Symphony Mission

The Charlotte Symphony Orchestra believes that orchestral music nurtures the human spirit and is integral to the preservation and development of our American culture.

It is our mission to perform a broad range of this music, including appropriate genres of American traditional and popular music, at the highest possible professional standards consistent with fiscal responsibility.

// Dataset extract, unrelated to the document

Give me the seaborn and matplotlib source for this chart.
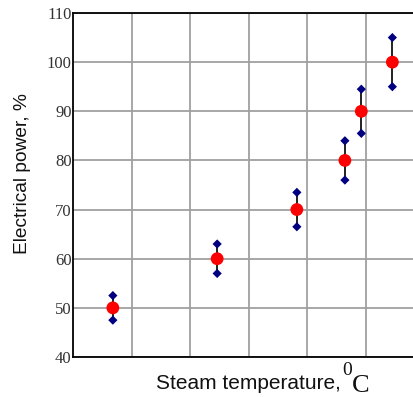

The Charlotte Symphony will be a highly respected, financially sound, and valued arts organization whose performances will enrich, inspire, entertain, educate, and develop large and diverse audiences of all ages.

Symphony History

Founded in 1932 by Spanish conductor and composer Guillermo de Roxlo, the Charlotte Symphony Orchestra (CSO) has grown into one of the premier musical institutions in the Southeast, giving 115 performances each season and reaching an annual attendance of over 250,000 listeners. Building on a 76-year tradition, the Orchestra is led by the acclaimed German conductor Christof Perick, whose appointment as Music Director in 2001 garnered national attention, proclaimed by The New York Times as a "cultural jolt" to Charlotte.

The Charlotte Symphony is the largest and most active performing arts organization in the central Carolinas, employing over 100 professional musicians, 62 on full-time contracts, for a 40-week season. The Orchestra's principal home is the acoustically acclaimed 1,970-seat Belk Theater of the Blumenthal Performing Arts Center. The Symphony's Classics series and Baroque & Beyond concerts encompass a broad spectrum of symphonic and chamber orchestra masterworks respectively, from the Baroque through the current day. Throughout its history the CSO has collaborated with the world's leading soloists, including Andrés Segovia, Alicia de Larrocha, Luciano Pavarotti, Isaac Stern, André Watts, Itzhak Perlman, Emanuel Ax, and Yo-Yo Ma among many others. Committed to performing works by American composers and to expanding the orchestral repertoire through commissioning, the Charlotte Symphony has given the world premiere of 32 compositions.

The Charlotte Symphony explores American popular music through the Pops series, which over the years has featured quintessential orchestral favorites and performances with leading artists such as Ella Fitzgerald, Sarah Vaughan, Tony Bennett, and James Taylor, as well as Magic of Christmas, a Charlotte holiday tradition. The Lollipops series introduces young listeners to orchestral music through one-hour story-based concerts.

A cornerstone of the cultural community, the Charlotte Symphony travels the region with special run-out concerts, reaches out through its extensive Community Partnership Program, and performs as the resident orchestra for Opera Carolina and North Carolina Dance Theatre. Every January the Symphony pays tribute to the legacy of Dr. Martin Luther King, Jr. with Daybreak of Freedom, a community tradition The Charlotte Observer acknowledged as "too poignant to do without."

The Oratorio Singers of Charlotte, founded in 1952, is the acclaimed volunteer chorus of the Charlotte Symphony and includes the 150-voice main chorus and the 40-voice Chamber Singers. Oratorio Director Scott Allen Jarrett and the choruses perform with the Orchestra several times each season including the annual Messiah and at the Piccolo Spoleto Festival in Charleston. The Chamber Singers' debut compact-disc, Sacred Voices of America, was released in 2000.

The Summer Pops series of outdoor concerts throughout the region is one of the most extensive series of symphonic concerts in the United States. In 2002 the Orchestra inaugurated its new summer home at Symphony Park at SouthPark, a permanent concert amphitheater.

Since 1954, the CSO has provided Education Concerts for schoolchildren throughout the region. Today, these concerts and another 800 classroom services reach more than 25,000 students each year.

The not-for-profit Symphony organization is governed by a 45-member volunteer Board of Directors and operates on a $8 million annual budget providing artistic excellence, community service, music education, and a wide variety of performances. It is supported by ticket sales, performance fees, generous individuals, the Symphony Guild of Charlotte, corporate sponsors, foundation grants, the North Carolina Arts Council, the National Endowment for the Arts, and by a grant from the Arts & Science Council-Charlotte/Mecklenburg.